Спондеика раздвигает шкалу русской поэтической метрики в несколько раз. Но реформа нашего стиха не может, конечно, ограничиваться введением чисто спондеических метров: другая сторона ее – поскольку дело касается ритмики – заключается в расширении метрической шкалы в направлении противоположном спондеям: в направлении малоударных.

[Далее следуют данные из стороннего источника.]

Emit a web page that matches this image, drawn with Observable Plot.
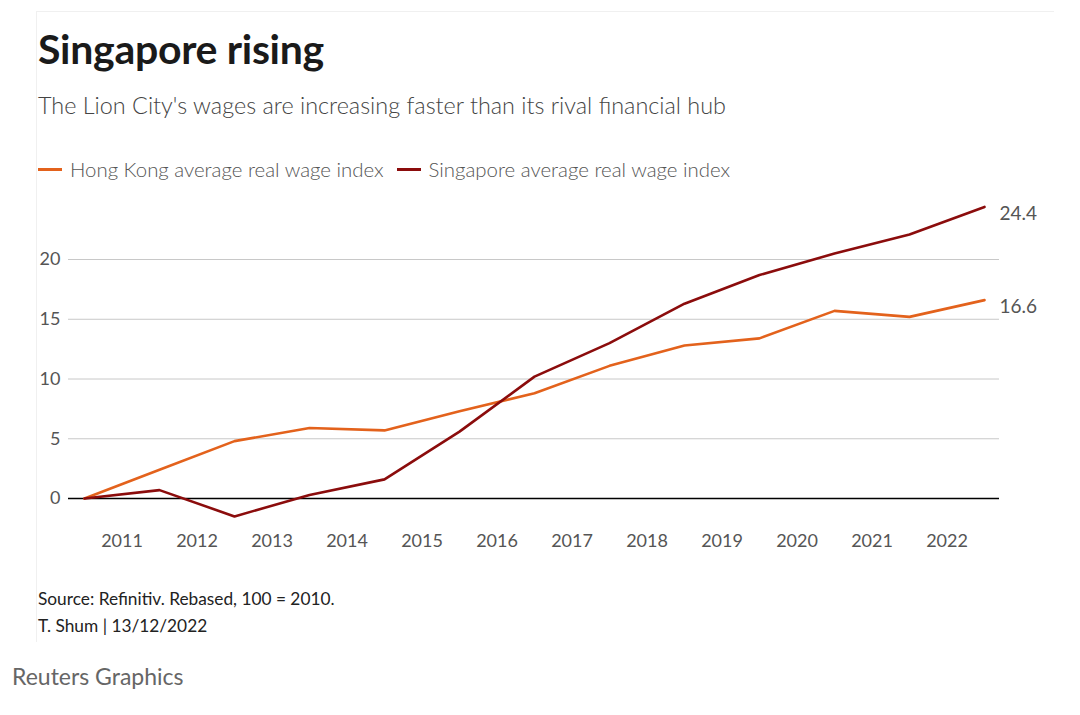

Кажется странным, что до сих пор даже чистый пэон [26] можно было встретить у нас только в виде отдельных строк, как видоизменение ямба, например –

Тень Грозного меня усыновила,
Димитрием из гроба нарекла, – 
где третья строка [27] уже возвращает стих к его традиционной ямбической канве. В этом смысле русская поэтика со времен Пушкина не сделала вперед ни шагу, если не считать нескольких, чисто лабораторных опытов символистов да работ наших поэтов-переводчиков, познакомивших русских читателей с некоторыми произведениями античности. А между тем возможно не только создание строго выдержанных пэонических стихотворений, но и гепер-пэонических, и даже стихотворений с такими стопами, где 1 ударный приходится на 5 или 6 безударных. Я уже не говорю о пользовании пэонами – гипер-пэонами, как одним из элементов в льющемся стихе больших поэтических произведений: это напрашивается само собою.

Может быть, кто-нибудь возразит: все это осуществимо, но нужно ли? [К чему фокусничество? – зачеркнуто – Б.Р.] Что нового дадут эти малоуцарные метры?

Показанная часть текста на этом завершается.